[start]
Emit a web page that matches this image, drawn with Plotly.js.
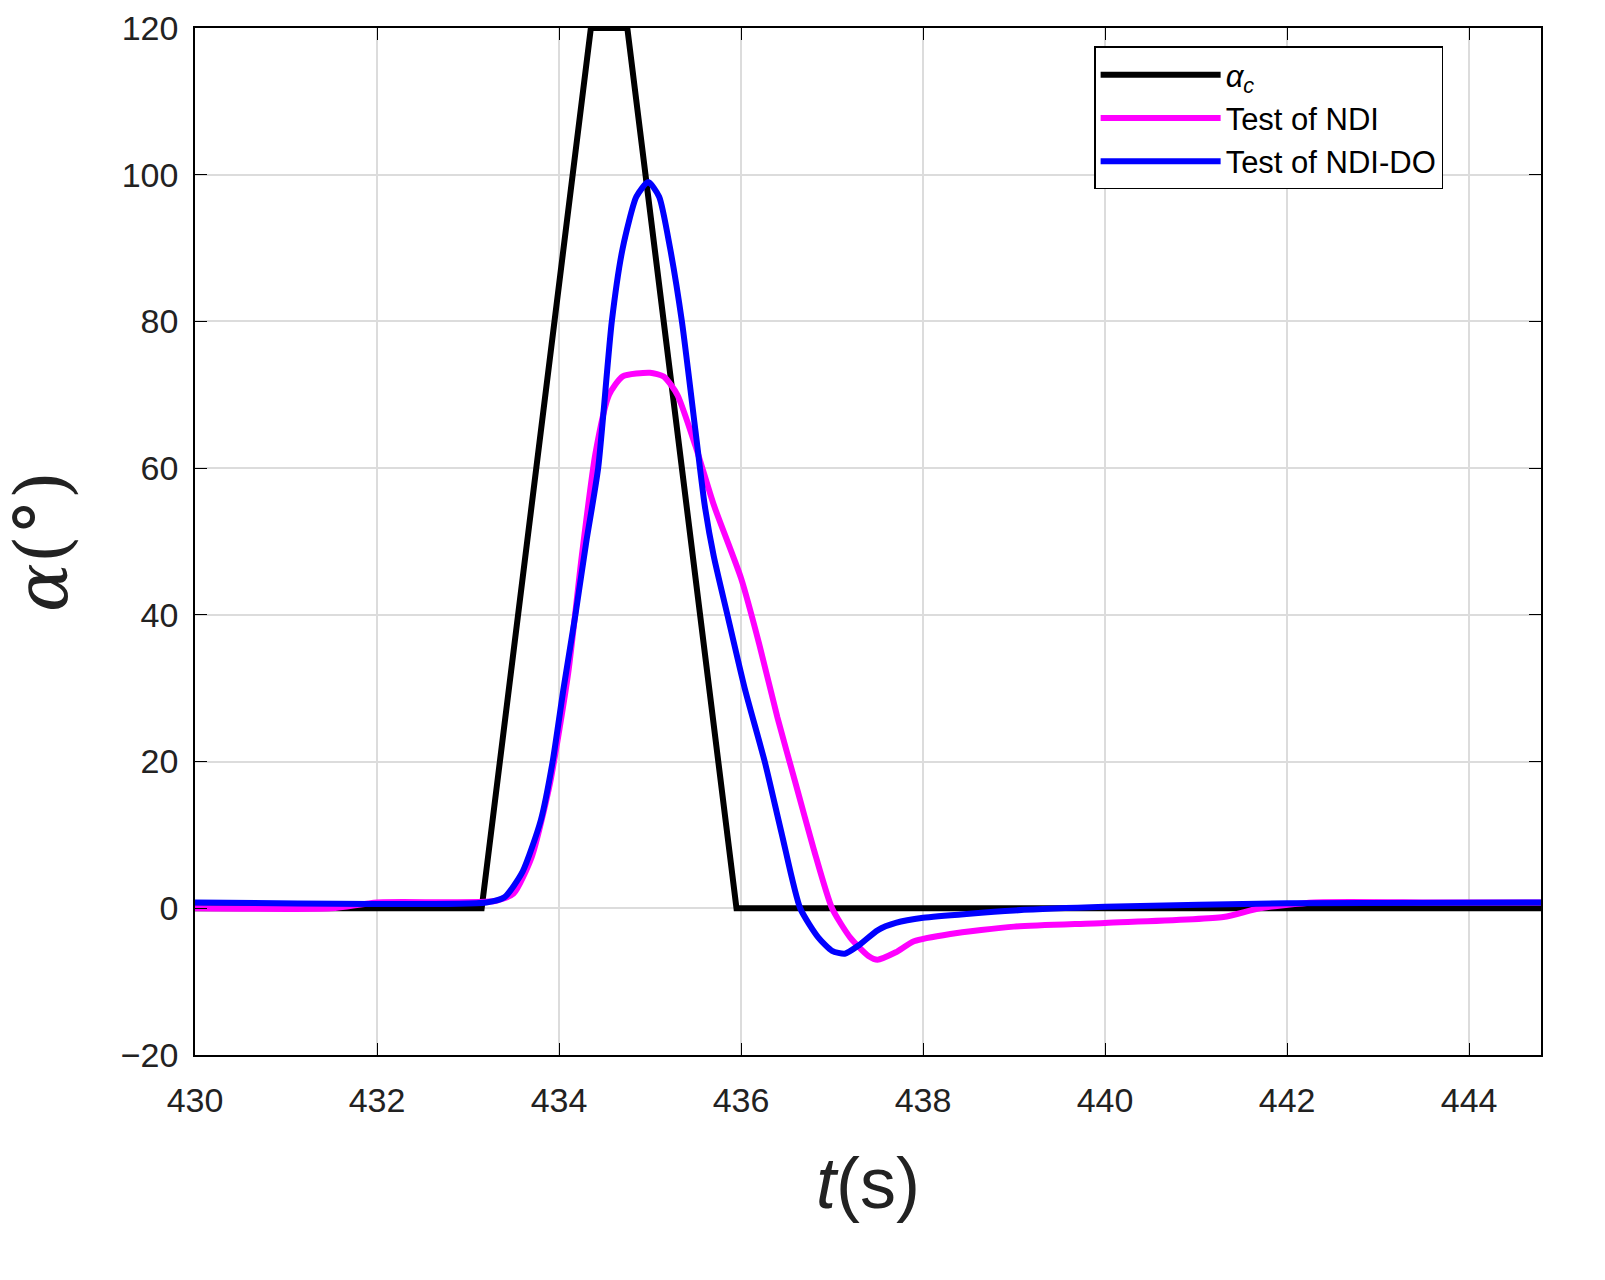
<!DOCTYPE html>
<html>
<head>
<meta charset="utf-8">
<script src="https://cdn.plot.ly/plotly-3.0.1.min.js"></script>
<style>body{margin:0;background:#fff}</style>
</head>
<body>
<div id="chart" style="width:1605px;height:1280px"></div>
<script>
// commanded angle of attack
var cmdT = [430, 433.15, 434.35, 434.75, 435.95, 444.8];
var cmdA = [0, 0, 120, 120, 0, 0];

// NDI test
var ndiT = [430, 431.5, 432, 433.3, 433.5, 433.7, 433.9, 434.1, 434.25, 434.4, 434.55, 434.7, 435.0, 435.15, 435.3, 435.5, 435.7, 436.0, 436.2, 436.4, 436.6, 436.8, 437.0, 437.2, 437.4, 437.5, 437.7, 437.9, 438.3, 439, 440, 441.3, 441.7, 442.3, 443.6, 444.8];
var ndiA = [0, 0, 0.8, 1, 2, 7, 17, 32, 48, 62, 70, 72.5, 73, 72.5, 70, 63, 55, 45, 36, 26, 17, 8, 0, -4, -6.5, -7, -6, -4.5, -3.5, -2.5, -2, -1.2, 0, 0.8, 0.8, 0.8];

// NDI-DO test
var doT = [430, 433.2, 433.4, 433.6, 433.8, 433.93, 434.05, 434.18, 434.3, 434.43, 434.58, 434.7, 434.85, 434.98, 435.1, 435.22, 435.35, 435.5, 435.6, 435.7, 435.85, 436.04, 436.26, 436.45, 436.65, 436.85, 437.0, 437.14, 437.3, 437.5, 437.7, 438, 439, 440, 442, 444.8];
var doA = [0.8, 0.8, 1.5, 5, 12, 20, 30, 40, 50, 60, 80, 90, 97, 99, 97, 90, 80, 65, 55, 48, 40, 30, 20, 10, 0, -4, -5.8, -6.2, -5, -3, -2, -1.3, -0.3, 0.2, 0.7, 0.8];

var data = [
	{x: cmdT, y: cmdA, mode: 'lines', name: '<i>α</i><sub><i>c</i></sub>', line: {color: '#000', width: 6}},
	{x: ndiT, y: ndiA, mode: 'lines', name: 'Test of NDI', line: {color: '#ff00ff', width: 6, shape: 'spline', smoothing: 0.6}},
	{x: doT, y: doA, mode: 'lines', name: 'Test of NDI-DO', line: {color: '#0000ff', width: 6, shape: 'spline', smoothing: 0.6}}
];

var axisCommon = {
	showline: true, mirror: 'ticks', linecolor: '#000', linewidth: 1.5,
	ticks: 'inside', ticklen: 12, tickcolor: '#000',
	showgrid: true, gridcolor: '#dcdcdc', gridwidth: 1.5, zeroline: false,
	tickfont: {family: 'Liberation Sans, Arial', size: 34, color: '#222'}
};

var layout = {
	width: 1605, height: 1280,
	paper_bgcolor: '#fff', plot_bgcolor: '#fff',
	margin: {l: 195, r: 64, t: 28, b: 225},
	showlegend: true,
	legend: {x: 0.668, y: 0.982, xanchor: 'left', yanchor: 'top', bordercolor: '#000', borderwidth: 1.5, bgcolor: '#fff',
		itemwidth: 120, tracegroupgap: 4,
		font: {family: 'Liberation Sans, Arial', size: 31, color: '#000'}},
	xaxis: Object.assign({}, axisCommon, {range: [430, 444.79], tickvals: [430, 432, 434, 436, 438, 440, 442, 444],
		ticklabelstandoff: 14,
		title: {text: '<i>t</i>(s)', font: {family: 'Liberation Sans, Arial', size: 72, color: '#222'}, standoff: 40}}),
	yaxis: Object.assign({}, axisCommon, {range: [-20, 120], tickvals: [-20, 0, 20, 40, 60, 80, 100, 120],
		ticktext: ['−20', '0', '20', '40', '60', '80', '100', '120'], ticklabelstandoff: 8,
		title: {text: '<i>α</i>(°)', font: {family: 'DejaVu Serif', size: 72, color: '#222'}, standoff: 30}})
};

Plotly.newPlot('chart', data, layout, {displayModeBar: false});
</script>
</body>
</html>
[end]
Give again, word for word, every line from the top of the data above to the line holding "0.8, 0.8, 0.8];", inclusive, with the pictures left out.

Emit a web page that matches this image, drawn with Plotly.js.
<!DOCTYPE html>
<html>
<head>
<meta charset="utf-8">
<script src="https://cdn.plot.ly/plotly-3.0.1.min.js"></script>
<style>body{margin:0;background:#fff}</style>
</head>
<body>
<div id="chart" style="width:1605px;height:1280px"></div>
<script>
// commanded angle of attack
var cmdT = [430, 433.15, 434.35, 434.75, 435.95, 444.8];
var cmdA = [0, 0, 120, 120, 0, 0];

// NDI test
var ndiT = [430, 431.5, 432, 433.3, 433.5, 433.7, 433.9, 434.1, 434.25, 434.4, 434.55, 434.7, 435.0, 435.15, 435.3, 435.5, 435.7, 436.0, 436.2, 436.4, 436.6, 436.8, 437.0, 437.2, 437.4, 437.5, 437.7, 437.9, 438.3, 439, 440, 441.3, 441.7, 442.3, 443.6, 444.8];
var ndiA = [0, 0, 0.8, 1, 2, 7, 17, 32, 48, 62, 70, 72.5, 73, 72.5, 70, 63, 55, 45, 36, 26, 17, 8, 0, -4, -6.5, -7, -6, -4.5, -3.5, -2.5, -2, -1.2, 0, 0.8, 0.8, 0.8];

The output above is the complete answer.